Rebuild from Scratch: The Last Resort

Rebuild from Scratch: The Last Resort

Build a parallel system from scratch only when every precondition is met.

3 min read

A ground-up rebuild constructs a parallel system from scratch and cuts over once it is proven. It is the sub-play people reach for first and should reach for last. Full rebuilds routinely run longer than estimated, discard knowledge that was never written down, and replace a working-but-ugly system with a not-yet-working clean one. This page is as much about why to avoid a rebuild as how to do one.

When to use this play#

Choose a ground-up rebuild only when every one of these is true:

  • The codebase is small, roughly under 20k lines.
  • The domain is well understood by people who will be on the new build.
  • The old and new systems can run in parallel during cutover.
  • Leadership accepts, going in, that it will take longer than estimated.

If any of these fails, pick a different sub-play. In particular, a large codebase or a domain that lives mostly in people's heads should steer you to Strangler Fig or Branch by Abstraction instead.

How to run it#

1. Understand the existing system thoroughly. Study it deeply, especially the edge cases. The unglamorous conditionals are usually where the institutional knowledge hides, and they are exactly what a rebuild tends to drop.

2. Build in parallel. Construct the new system alongside the old one. The old system keeps serving production the entire time.

3. Run both in production, comparing outputs. Send real traffic through both and compare what they produce. Discrepancies are how you discover the behavior the old code encoded that nobody remembered.

4. Cut over only after confidence is built. Move production to the new system when the comparison has earned your trust, not when the calendar says to.

5. Keep a rollback path until the old system is fully decommissioned. Do not kill the old system the moment you cut over. Retire it only once the new one has proven itself in production.

Common traps#

  • Underestimating the institutional knowledge in the old code. The messy parts often encode hard-won lessons. Treat surprising code as a question, not a mistake.
  • "Done in six months." It almost never is. If the estimate feels comfortable, it is probably wrong.
  • Killing the old system before the new one is proven. This removes your only safety net at the riskiest moment.
  • Letting the original team disengage. They are the source of the undocumented behavior you are trying to reproduce. Keep them involved.
  • Adding "while we're at it" features.
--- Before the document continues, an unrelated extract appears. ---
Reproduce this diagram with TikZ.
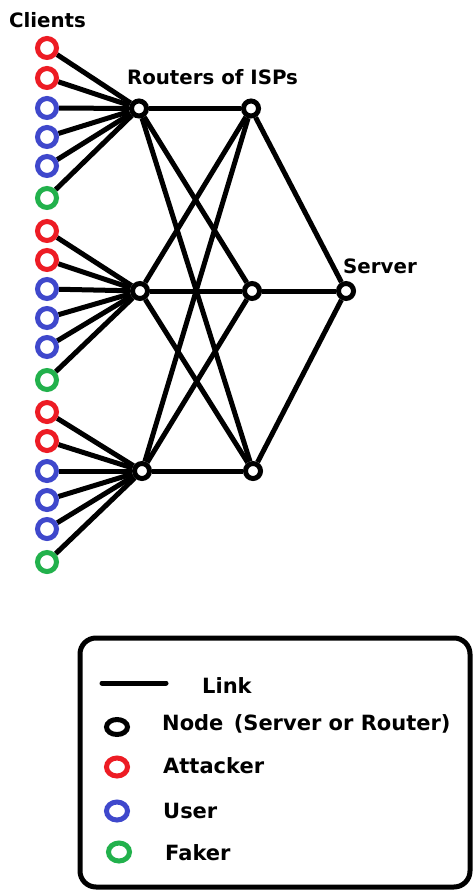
\documentclass[tikz,border=0pt]{standalone}
\usepackage{fontspec}
\setmainfont{DejaVu Sans}
\usetikzlibrary{backgrounds,shapes.geometric}
\definecolor{pred}{RGB}{237,28,36}
\definecolor{pblue}{RGB}{63,72,204}
\definecolor{pgreen}{RGB}{34,177,76}
\begin{document}
\begin{tikzpicture}[x=1pt,y=-1pt,
  client/.style={circle,draw=#1,line width=5pt,minimum size=19pt,inner sep=0pt,fill=white},
  router/.style={circle,draw=black,line width=5pt,minimum size=15pt,inner sep=0pt,fill=white},
  legdot/.style={ellipse,draw=#1,line width=5pt,minimum width=21pt,minimum height=18pt,inner sep=0pt,fill=white},
  link/.style={line width=5pt,black},
  lbl/.style={font=\bfseries\fontsize{19.8}{21}\selectfont,inner sep=0pt,anchor=base},
  leg/.style={font=\bfseries\fontsize{21}{23}\selectfont,inner sep=0pt,anchor=base west}]
\useasboundingbox (0,0) rectangle (472,890);

% routers and server
\node[router] (A1) at (139,108.5) {};
\node[router] (A2) at (140,291) {};
\node[router] (A3) at (142,471) {};
\node[router] (B1) at (251,108.5) {};
\node[router] (B2) at (252,291) {};
\node[router] (B3) at (253,471) {};
\node[router] (S) at (346,291) {};

% clients
\foreach \g/\ys in {1/{48,78,108,137,166,198},2/{231,260,289,318,347,380},3/{412,441,471,500,529,562}}{
  \foreach \y [count=\i] in \ys {
    \ifnum\i<3 \def\c{pred}\else\ifnum\i<6 \def\c{pblue}\else\def\c{pgreen}\fi\fi
    \node[client=\c] (C\g-\i) at (47,\y) {};
  }
}

\begin{scope}[on background layer]
  \fill[white] (0,0) rectangle (472,890);
  \foreach \g in {1,2,3}{
    \foreach \i in {1,...,6}{
      \draw[link] (C\g-\i) -- (A\g);
    }
  }
  \foreach \a in {1,2,3}{
    \foreach \b in {1,2,3}{
      \draw[link] (A\a) -- (B\b);
    }
    \draw[link] (B\a) -- (S);
  }
\end{scope}

% labels
\node[lbl] (tclients) at (47.5,28) {Clients};
\node[lbl] (trouters) at (212.5,85) {Routers of ISPs};
\node[lbl] (tserver) at (380,273) {Server};

% legend
\draw[line width=5pt,rounded corners=16pt] (80,638) rectangle (470,887);
\coordinate (l1) at (102,683);
\coordinate (l2) at (166,683);
\draw[link,line cap=round] (l1) -- (l2);
\node[leg] (tlink) at (202,693) {Link};
\node[legdot=black,minimum height=15pt] (dnode) at (117,727) {};
\node[leg] (tnode) at (162,730) {Node\hspace{3pt} (Server or Router)};
\node[legdot=pred] (datt) at (117,767) {};
\node[leg] (tatt) at (163,773) {Attacker};
\node[legdot=pblue] (duser) at (117,811) {};
\node[leg] (tuser) at (163,818) {User};
\node[legdot=pgreen] (dfake) at (119,852) {};
\node[leg] (tfake) at (165,860) {Faker};
\end{tikzpicture}
\end{document}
A ground-up rebuild is already the high-risk option; piling new scope on top makes the comparison impossible and the timeline fictional.

Signals it's working#

  • The new system's outputs match the old system's across real traffic, including the edge cases.
  • Discrepancies are shrinking as you reproduce undocumented behavior.
  • The rollback path remains available and untouched until the very end.

How it ends#

It ends when the new system has matched the old one in production long enough to earn trust, you cut over, and only then decommission the old system and retire the rollback path. If you find yourself here often, that is a signal to revisit the earlier sub-plays, because a ground-up rebuild is rarely the right call.